Pada diskusi buku ini mengundang pembicara antara lain, Dr Syafruddin Muhtamar (Akademisi, Penulis), Anil Hukma (Akademisi, Penyair), Andi Marliah (Kepala SMP Muhammadiyah 3, Penyair) dan dipandu oleh Andi Ruhban (Akademisi).

Mendapat kesempatan pertama Syafruddin Muhtamar atau akrab disapa Dr Shaff menyampaikan bahwa melihat buku Puisi Untuk Palestina tak bisa terlepas dari nuansa ideologi.

“Dan bicara Palestina orang tidak bisa lepas dari sejarah. Di mana Deklarasi Balfour adalah pernyataan publik yang dikeluarkan oleh Pemerintah Inggris pada tahun 1917 selama Perang Dunia I, yang mengumumkan dukungannya terhadap pendirian “rumah nasional bagi bangsa Yahudi” di Palestina yang saat itu, merupakan wilayah Utsmaniyah dengan populasi Yahudi minoritas yang kemudian pada tahun 1946 mencaplok Palestina menjadi wilayahnya,” ucapnya.

BACA JUGA:  Nurul Irsan Asrul dan Alarm Krisis Ekologi Lewat Kriya Pirografi

Ia juga menjelaskan bahwa sastra sebagai media ungkap, dengan bahasa yang ‘berseni’, mengandung peluang menjadi media ungkap ideologis. Bahwa, ungkapan yang ‘berseni’ itu, bersumber dari ragam realitas, dimana sang sastrawan mengambil sumber inspirasi, baik dari kenyataan yang dialami sendiri ataupun diluar pengalaman pribadinya.

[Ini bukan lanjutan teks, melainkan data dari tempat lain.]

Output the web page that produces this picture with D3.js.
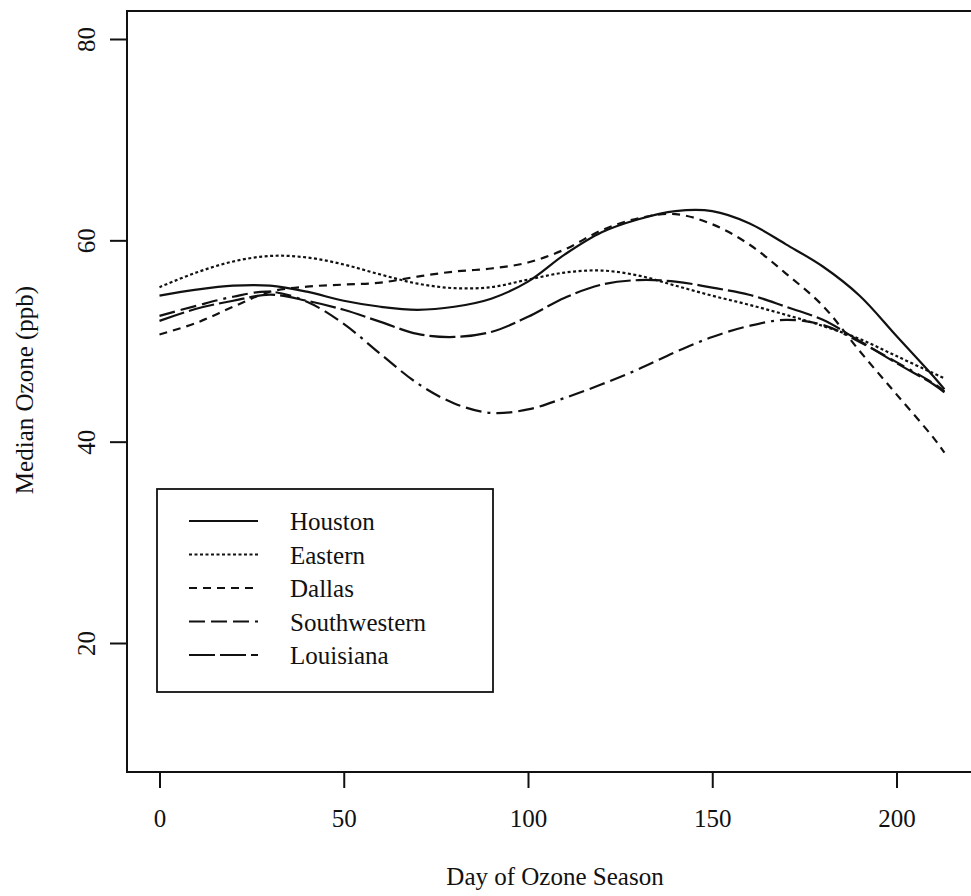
<!DOCTYPE html>
<html>
<head>
<meta charset="utf-8">
<script src="https://cdn.jsdelivr.net/npm/d3@7"></script>
<style>
  body { margin: 0; background: #fff; }
  text { font-family: "Liberation Serif", "Times New Roman", serif; fill: #111; }
</style>
</head>
<body>
<div id="chart"></div>
<script>
const days = [0, 10, 20, 30, 40, 50, 60, 70, 80, 90, 100, 110, 120, 130, 140, 150, 160, 170, 180, 190, 200, 210, 213];

const houston      = [54.5, 55.1, 55.5, 55.5, 54.9, 54.0, 53.4, 53.1, 53.4, 54.2, 55.9, 58.6, 60.8, 62.1, 62.9, 62.9, 61.7, 59.6, 57.4, 54.5, 50.5, 46.5, 45.2];
const eastern      = [55.35, 56.8, 57.9, 58.45, 58.3, 57.6, 56.6, 55.7, 55.25, 55.35, 56.1, 56.8, 57.0, 56.5, 55.5, 54.5, 53.6, 52.6, 51.5, 50.2, 48.5, 46.8, 46.3];
const dallas       = [50.65, 51.8, 53.4, 54.9, 55.4, 55.6, 55.8, 56.4, 56.9, 57.2, 57.8, 59.1, 61.0, 62.2, 62.6, 61.6, 59.6, 56.7, 53.5, 49.0, 44.7, 40.4, 38.9];
const southwestern = [52.5, 53.5, 54.4, 54.9, 53.9, 51.7, 48.7, 45.8, 43.8, 42.85, 43.2, 44.35, 45.7, 47.2, 48.9, 50.4, 51.5, 52.1, 51.6, 49.9, 47.9, 45.8, 45.0];
const louisiana    = [52.0, 53.2, 54.0, 54.6, 54.0, 53.1, 51.9, 50.7, 50.4, 50.9, 52.4, 54.3, 55.6, 56.05, 55.9, 55.3, 54.6, 53.4, 52.1, 50.0, 47.8, 45.7, 44.9];

const seriesNames = ["Houston", "Eastern", "Dallas", "Southwestern", "Louisiana"];
const seriesValues = [houston, eastern, dallas, southwestern, louisiana];
const dashes = ["none", "3,2.5", "8,6", "16,6,16,6,16,6,3,6", "26,5"];

const xTicks = [0, 50, 100, 150, 200];
const yTicks = [20, 40, 60, 80];

const W = 971, H = 896;
const box = {left: 127, top: 11, right: 976, bottom: 772};

const svg = d3.select("#chart").append("svg")
  .attr("width", W)
  .attr("height", H);

svg.append("rect").attr("width", W).attr("height", H).attr("fill", "#fff");

const x = d3.scaleLinear().domain([0, 200]).range([159.5, 896.5]);
const y = d3.scaleLinear().domain([20, 80]).range([643, 39]);

// plot frame
svg.append("rect")
  .attr("x", box.left)
  .attr("y", box.top)
  .attr("width", box.right - box.left)
  .attr("height", box.bottom - box.top)
  .attr("fill", "none")
  .attr("stroke", "#111")
  .attr("stroke-width", 2);

// x axis
const xAxis = svg.append("g")
  .attr("transform", "translate(0," + box.bottom + ")")
  .call(d3.axisBottom(x).tickValues(xTicks).tickSize(16).tickPadding(24).tickSizeOuter(0));
xAxis.select(".domain").remove();
xAxis.selectAll("line").attr("stroke", "#111").attr("stroke-width", 2);
xAxis.selectAll("text")
  .attr("dy", null)
  .attr("y", 55)
  .style("font-size", "25px")
  .style("font-family", "Liberation Serif");

// y axis with rotated labels
const yAxis = svg.append("g")
  .attr("transform", "translate(" + box.left + ",0)")
  .call(d3.axisLeft(y).tickValues(yTicks).tickSize(17).tickSizeOuter(0));
yAxis.select(".domain").remove();
yAxis.selectAll("line").attr("stroke", "#111").attr("stroke-width", 2);
yAxis.selectAll("text")
  .attr("x", null).attr("dy", null)
  .attr("text-anchor", "middle")
  .attr("transform", "translate(-32,0) rotate(-90)")
  .style("font-size", "25px")
  .style("font-family", "Liberation Serif");

// axis titles
svg.append("text")
  .attr("x", 555)
  .attr("y", 885)
  .attr("text-anchor", "middle")
  .style("font-size", "25px")
  .text("Day of Ozone Season");

svg.append("text")
  .attr("transform", "translate(33,390) rotate(-90)")
  .attr("text-anchor", "middle")
  .style("font-size", "25px")
  .text("Median Ozone (ppb)");

// curves
const line = d3.line()
  .x((d, i) => x(days[i]))
  .y(d => y(d))
  .curve(d3.curveCatmullRom.alpha(0.5));

svg.append("g")
  .selectAll("path")
  .data(seriesValues)
  .enter()
  .append("path")
  .attr("d", line)
  .attr("fill", "none")
  .attr("stroke", "#111")
  .attr("stroke-width", 2.2)
  .attr("stroke-dasharray", (d, i) => dashes[i]);

// legend
const legend = svg.append("g");
legend.append("rect")
  .attr("x", 157).attr("y", 489)
  .attr("width", 336).attr("height", 203)
  .attr("fill", "#fff")
  .attr("stroke", "#111")
  .attr("stroke-width", 1.8);

const rows = legend.selectAll("g.row")
  .data(seriesNames)
  .enter()
  .append("g")
  .attr("class", "row")
  .attr("transform", (d, i) => "translate(0," + (521 + i * 33.5) + ")");

rows.append("line")
  .attr("x1", 189).attr("x2", 258)
  .attr("stroke", "#111")
  .attr("stroke-width", 2.2)
  .attr("stroke-dasharray", (d, i) => dashes[i]);

rows.append("text")
  .attr("x", 290)
  .attr("y", 9)
  .style("font-size", "25px")
  .text(d => d);
</script>
</body>
</html>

“Jadi buku ini adalah media ungkap ideologis dari para penulisnya,” kuncinya.

Sementara itu, Anil Hukma selaku pembicara kedua menyampaikan Buku Puisi Untuk Palestina ini adalah kata sebagai energi.

“Jika tadi disebutkan bahwa ideologis sastra, saya menyebutnya sosiologi sastra,” ungkap Anil.

Ia juga sangat mengapresiasi tempat diadakannya diskusi buku yang berada di dalam lorong.

“Peduli dengan literasi di lorong seperti ini. Sastra itu tidak ada jarak, di mana tempat-tempat seperti inilah literasi membumi, bukan di hotel-hotel ataupun di gedung-gedung pertunjukan,” kata Anil.

Ia juga merasa heran jika sampai saat ini masih ada negara yang tidak merdeka.

“Sangat absurd jika saat masih ada negara yang tidak merdeka,” tegasnya.